The most important part of this to me is what exactly helps and supports Luz as she is forced to continue existing within the constraints of the Human Realm - and that is having her friends and family as a shelter, a place of safe authenticity to return to, time and time again, and know that it is possible, and that on the deepest, most personal level, she is understood and accepted.
The Owl House is a show about family, belonging and self-determination in the face of an oppressive system that seeks to compromise one’s sense of identity in favour of a lifeless standard. And that is the ultimate value of Eda and Luz’s bond. What they give to each other is integration and re-integration into a world that breathes wild, free magic and empowers its inhabitants to connect with their deepest values and aspirations. Luz’s arrival and gradual absorption into the Demon Realm’s magic makes it clear that Eda, too, was never a stranger in her own land. Instead, with Papa Titan’s open and earnest affection for them, both Eda and Luz are quite literally favoured by the very ground they stand on, even as the arbitrary social order makes them feel othered.

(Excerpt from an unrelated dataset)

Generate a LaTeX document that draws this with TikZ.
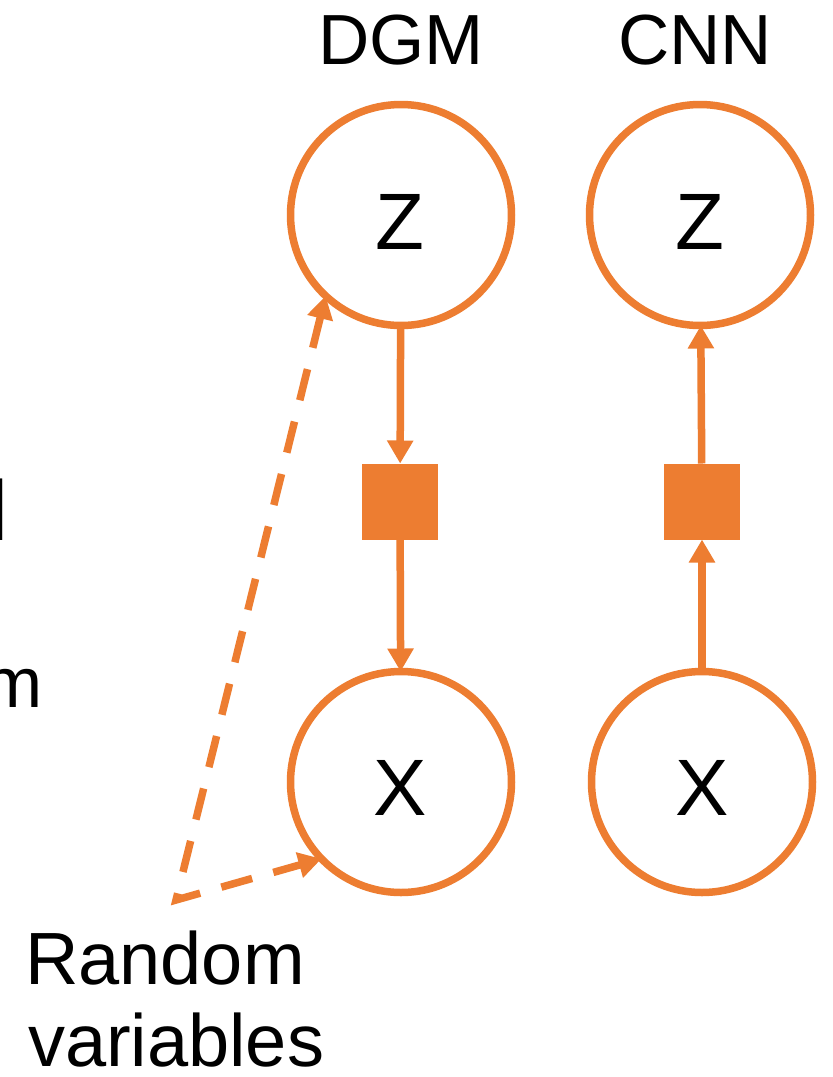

Once again, like in the other Status Quo narratives we’ve looked at, honesty, vulnerability and solidarity are key to this integration, to finding an anchor in one’s bond with someone else and through that remembering our struggle is not a lone one. What Eda and Luz are to each other, what Camilla and Luz learn to be for each other, what the entire Hexsquad does for one another, is that - providing a place of safety and belonging. Implicitly, that belonging exposes the traumatic environment they were equally victimized by. Explicitly, it provides an alternative and reminds them that the status quo, however omnipresent, is not the only option ever given to them, and that they might still have an authentic life with their loved ones, however unwelcoming the outer world may seem.